Long before Myriad thought about trying to patent the gene, genius geneticist Dr. Mary Claire King discovered after years and years of research what many women around the world knew: something deadly was being passed down in their families. The amazing story of one of those women, Annie Parker of Toronto Canada, and the work of Dr. Mary Claire King, are brilliantly, warmly, compassionately, and even sometimes humorously told in the movie Decoding Annie Parker by Steven Bernstein. In a tribute to all women who fight this battle every day, the filmmakers granted BRCA Gene Awareness, Inc., this non-profit, the opportunity to show the film around the world until mid-October to raise awareness and money to save women and their families from the scourge of breast cancer.
Carolyn Rodney,
Carolyn Rodney Home
Sidney Powell,
Sidney Powell P.C.
Katherine S. Hall, MD, FACR
Director of Mammography
Southwest Diagnostic Imaging Center
Dallas, Texas
Sidney Powell has been lead counsel in more than 500 federal appeals resulting in more than 180 published decisions. She represents clients in complex federal appeals and consults in complex federal litigation in civil and selective criminal cases. Her representative cases traverse the following areas of substantive law: real estate, employment law, asbestos injuries (the $3 billion class action against Fiberboard), health care and medical malpractice, environmental issues, oil and gas, contract claims, patent, trademark, copyright, and other civil actions. She has also represented judges and lawyers on ethical issues and sanctions.

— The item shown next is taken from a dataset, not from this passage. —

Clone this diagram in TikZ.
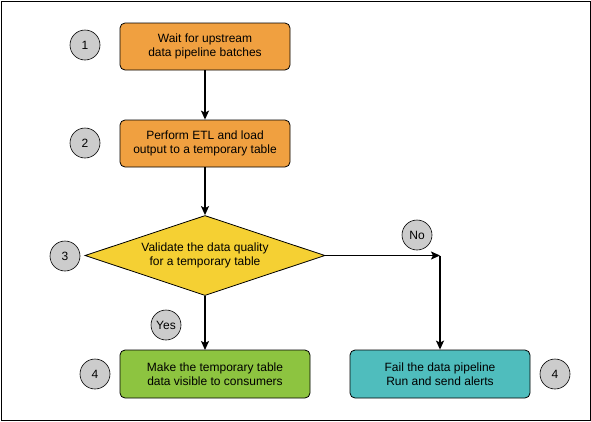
\documentclass[tikz,border=0pt]{standalone}
\usepackage{fontspec}
\setmainfont{Liberation Sans}
\usetikzlibrary{shapes.geometric,arrows.meta}
\definecolor{orangefill}{HTML}{F0A040}
\definecolor{yellowfill}{HTML}{F5D033}
\definecolor{greenfill}{HTML}{8DC440}
\definecolor{tealfill}{HTML}{4FBDBD}
\definecolor{circfill}{HTML}{CCCCCC}
\tikzset{
  stepbox/.style={draw=black, line width=0.8pt, rounded corners=5pt, minimum height=47pt, align=center, font=\fontsize{12}{14.5}\selectfont, inner sep=0pt},
  decision/.style={draw=black, line width=0.8pt, diamond, aspect=3, minimum width=240pt, minimum height=80pt, inner sep=0pt, fill=yellowfill, align=center, font=\fontsize{12}{14.5}\selectfont},
  badge/.style={draw=black, line width=0.6pt, circle, fill=circfill, minimum size=30pt, inner sep=0pt, font=\fontsize{12}{14}\selectfont},
  flow/.style={draw=black, line width=1.5pt, -{Stealth[length=9pt,width=8pt,inset=2pt]}},
}
\begin{document}
\begin{tikzpicture}[x=1pt,y=-1pt]
\useasboundingbox (0,0) rectangle (591,421);
\draw[line width=0.8pt] (1,1) rectangle (590,420);
\node[stepbox, fill=orangefill, minimum width=170pt] (s1) at (205,46.5) {Wait for upstream\\data pipeline batches};
\node[stepbox, fill=orangefill, minimum width=170pt] (s2) at (205,143.5) {Perform ETL and load\\output to a temporary table};
\node[decision] (d) at (205,255.5) {Validate the data quality\\for a temporary table};
\node[stepbox, fill=greenfill, minimum width=190pt, minimum height=48pt] (s4a) at (215,374) {Make the temporary table\\data visible to consumers};
\node[stepbox, fill=tealfill, minimum width=180pt, minimum height=48pt] (s4b) at (440,374) {Fail the data pipeline\\Run and send alerts};
\node[badge] (c1) at (85,45) {1};
\node[badge] (c2) at (85,143) {2};
\node[badge] (c3) at (65,256) {3};
\node[badge] (c4a) at (95,374) {4};
\node[badge] (c4b) at (555,374) {4};
\node[badge] (cyes) at (166,325) {Yes};
\node[badge] (cno) at (417,235) {No};
\coordinate (turn) at (440,255.5);
\coordinate (yesin) at (205,350);
\draw[flow] (s1) -- (s2);
\draw[flow] (s2) -- (d.north);
\draw[flow] (d.south) -- (yesin);
\draw[flow, line width=1.2pt] (d.east) -- (turn);
\draw[flow] (turn) -- (s4b.north);
\end{tikzpicture}
\end{document}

For most of the last decade, she has represented one of the Merrill Lynch executives in the Enron “Nigerian Barge” litigation, in which she uncovered evidence that the Enron Task Force Prosecutors “plainly suppressed” exculpatory evidence that was favorable to the defense.
Ms. Powell is an elected member of the American Law Institute and a Fellow of the American Academy of Appellate Lawyers for which she served in 2001-2002 as President. She has long been a member of the Board of Governors of the Fifth Circuit Bar Association for which she also served as President and as Editor of the Fifth Circuit Reporter for 20 years.
A Phi Beta Kappa graduate of the University of North Carolina, where she also attended law school, Ms. Powell was the youngest Assistant United States Attorney in the country when she began with the United States Attorney’s Office in the Western District of Texas in 1978. She later chaired its Appellate Section. Thereafter, she began an Appellate Section for the Northern District of Texas. She also served as an Assistant United States Attorney for the Eastern District of Virginia, where she obtained the conviction of a local attorney for bankruptcy fraud.
Ms. Powell has written and taught extensively in the area of federal appellate practice, including for the Attorney General’s Advocacy Institute of the United States Department of Justice. Her most recent publication is the Chapter Evaluating an Appeal–Strategic Thinking Before and During The Appeal in the book Appellate Practice in Federal and State Courts (Law Journal Press, September 2011).
She is currently working on a book and a screenplay and practicing law while assisting three significant charities.